There is no doubt that the country needs to heal. As a confirmed centrist, this is a guiding belief on my part. However, unity is not the antithesis of accountability. Rather, a measure of accountability is required if there is truly to be a turning of the page.
In the aftermath of JFK’s assassination, America badly needed a healing balm. But it also needed a full accounting of what had tragically transpired. Hence, the Warren Commission.
While not inferring equivalence, rarely has the world called out more for a salve than in the immediate wake of Nazi atrocities. But that difficult healing and reconciliation was not to the exclusion of accountability. Rather, it was predicated upon it. Hence, the Nuremberg trials.
With respect to the theater we just witnessed, it was hardly a fair fight from a lawyering point of view. The House impeachment managers, including two of Colorado’s own, made their case admirably and with precision. On the other side, if I ever find myself in Philadelphia with a whiplash claim, I will sure know who to call. But in this limelight and with these stakes, Trump’s defense attorneys were badly out-matched and out-classed.
The precipitous decline in the legal talent available to the former President is a clear indicator of his diminished stature. This was a Double-A team, at best, but all Trump could enlist given his unforgivable conduct and political fall.
If there is one criticism of the case presented by the House Managers, it is that they went heavy on the personal pathos of lives lost, grievous injuries suffered and physical damage to our hallowed Capitol. All tragic and all condemnable. But in putting the emphasis there, short shrift was perhaps given to the very nature of “insurrection” itself.
This was not some run-of-the-mill riot, even one with significant casualties. This was nothing less than the incitement of a concerted, long-in-the-works effort to overturn the Constitutional order and to negate the peaceful transfer of power. For people who preach “American exceptionalism,” they saw fit to attack the essence of what makes the country exceptional.
In plain English, it was an attempted coup. That should have been the central thrust. If that doesn’t merit impeachment and conviction, then what is the utility of the impeachment clause?
But the legal mismatch, trial tactics, artful wordsmithing and video editing was of limited consequence in the final analysis. The result was precooked and preordained.
Seven Senate Republicans distinguished themselves by putting honor before party. Compared to the Clinton impeachment and the first Trump one, that is a notably high rate of party crossover. But it was still far short of the number needed for conviction. And even further shy of what the offense demanded.
Of these seven Republicans, three (Susan Collins, Lisa Murkowski and Mitt Romney) have never been part of the Trump army and have the political clout at home to pull if off; one (Ben Sasse) has a different sense of duty and a longer vision; and two (Richard Burr and Pat Toomey) are retiring and need not worry about a Trump-inspired primary challenge.
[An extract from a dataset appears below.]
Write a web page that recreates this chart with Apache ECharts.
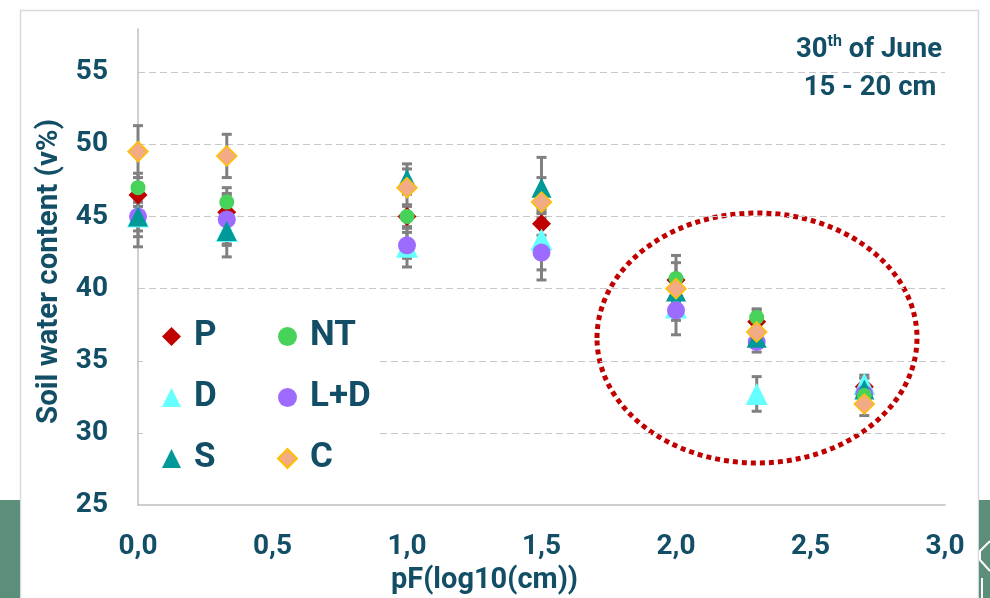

All deserve major credit. But that leaves Sen. Bill Cassidy (R-Louisiana) as the most courageous profile, representing a solidly red state and not having been considered a likely Trump defector at the beginning.
Also on that list, of course, is our neighboring Congresswoman to the north, Rep. Liz Cheney of deeply red and rural Wyoming. Her short-term politics may be complicated. But five years from now, she will look prescient and even more heroic.
For now, this remains Donald Trump’s Republican Party. More accurately, as evidenced by 43 senators determined to look away, it is a party quite ready to assign Trump to the past tense, but living in mortal fear of his ever-loyal, ever-amped-up base.
No matter that such loyalty is a one-way street with Trump always willing, sometimes eager, to walk away from those on his front lines.